Я сказал Сашке:
— Да перестань ты принимать все это всерьез. Это же нелепо! Ты понимаешь — нелепо! Сама же тебе скажет завтра, что все это чушь.
Я потащил его в зал, на выставку карикатур. Некоторые были ничего, но Сашка даже не улыбнулся: он глядел на увешанную листами стену так же неприязненно и недоуменно, как в коридоре наверху на дошлых мальчиков из свиты Федотыча.
Больше смотреть в Доме журналиста было нечего, и мы вышли на улицу, опять миновав стеклянные врата рая, апостольски непреклонного швейцара и заметно увеличившуюся толпу страждущих.
Я спросил:
— Тебе куда?
Он ответил, что домой, но, в общем, все равно.
Мне тоже было, в общем, все равно, и мы пошли пешком по теплому вечеру, никуда не торопясь, только выбирая места поспокойнее, чтобы не вязнуть в уличной толпе.
Мы шли мимо Арбатской площади, расчерченной, словно по лекалу, кривыми автомобильных трасс, где машины, дабы разъехаться, делали сложные маневры, как войска на смотру.
Мы шли мимо бронзового Гоголя, изображенного в позе трибуна, со взором, восторженно устремленным в безоблачное будущее, — старик, сидевший с «Вечеркой» на скамье поодаль, походил на Гоголя куда больше, чем этот вдохновенный истукан.
Мы шли бульваром, слабо освещенным, уже облетающим бульваром, где по дорожкам бродили опавшие листья, собираясь в живые шелестящие вороха.
Мы шли мимо круглого плавательного бассейна, заполненного веселой зеленоватой водой, освещенного большими прожекторами, — уходящее лето, чтобы обязательно вернуться на следующий год, бросило посреди Москвы эту сверкающую зеленую монетку.
Мы вышли на набережную и свернули вправо.
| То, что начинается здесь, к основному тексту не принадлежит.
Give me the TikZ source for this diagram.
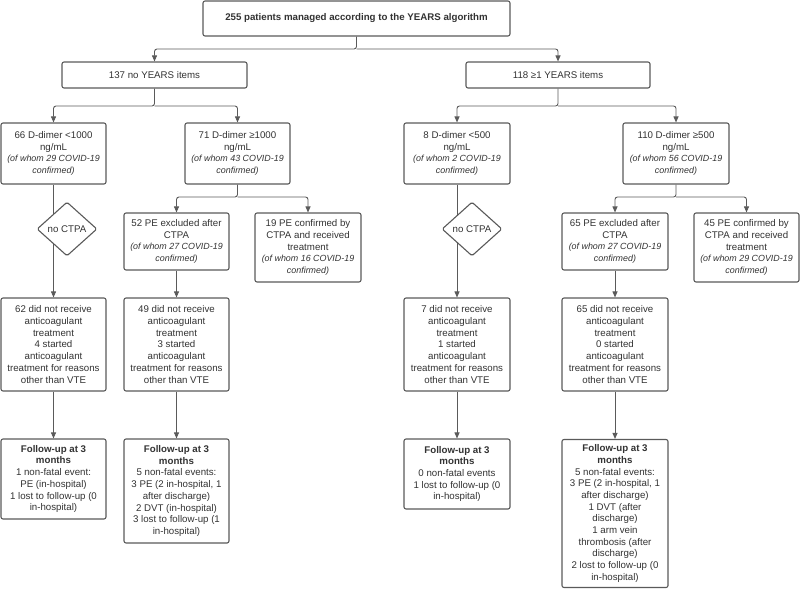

Сашкино лицо было трагичным и тонким, пропахшая рекой и бензином набережная обтекала его, не касаясь. Вино подействовало на парня странно, не смыв и не смягчив его горе, а лишь сделав его более возвышенным. Это было горе в чистом виде — высокая примета юности, вызывающая у окружающих не столько сочувствие, сколько грусть и зависть: взрослые страдают менее привлекательно…
— Ты понимаешь, — снова сказал Сашка, — если бы я мог уехать года на три…
— Жалко уйти из больницы? — спросил я.
— Да нет, не жалко… — он наморщил лоб и замялся. — Просто нельзя.
Я кивнул. Это мне было понятно.
— А почему ты пошел именно в это отделение?
Он пожал плечами:
— Интересная работа… Болезни крови — это сейчас вообще перспективно.
— Из–за радиации, что ли?
— В основном, да.
Я спросил:
— А болезнь Ковача что — тоже?
Он ответил:
— Точно пока не установлено. Но среди облученных, процент заболеваемости значительно выше. В Хиросиме проводились исследования.
Но при чем тут Юрка, хотел сказать я, он–то когда мог… Вопрос был слишком глуп для газетчика, я его так и не задал. Кто знает, в какую из минут Юрка; глотнул воды или перебежал через улицу, радуясь теплому дождю? Солнце, воздух и вода — наши лучшие друзья. Попробуй угадай, когда и где они тебя предадут!
При чем тут Юрка, хотел сказать я, он–то никогда не работал с ураном…
Но и сто тысяч японцев, сгоревших в Хиросиме, никогда не работали с ураном…
При чем тут Юрка, хотел сказать я. Но кого спрашивать и с кого спрашивать?
С Энрико Ферми, невысокого лобастого итальянца, хорошего друга, азартного альпиниста и гениального физика, который гнал сквозь дни и месяцы свою не слишком долгую жизнь во имя того, чтобы создать бомбу раньше, чем ее получит его толстомордый соотечественник Бенито Муссолини?
С Клода Изерли, поджарого американского парня, прирожденного летчика, который умело и мужественно исполнил личное задание президента, сбросив экспериментальную бомбу точно на Хиросиму, и вся дальнейшая жизнь которого стала единым сплошным криком — криком, рвавшимся с трибун, со страниц газет, из окон сумасшедшего дома, куда его упекли во имя безопасности государства, криком о том, что нельзя погасить уже зажженный бикфордов шнур и что нельзя сохранить верность родине, предавая человечество?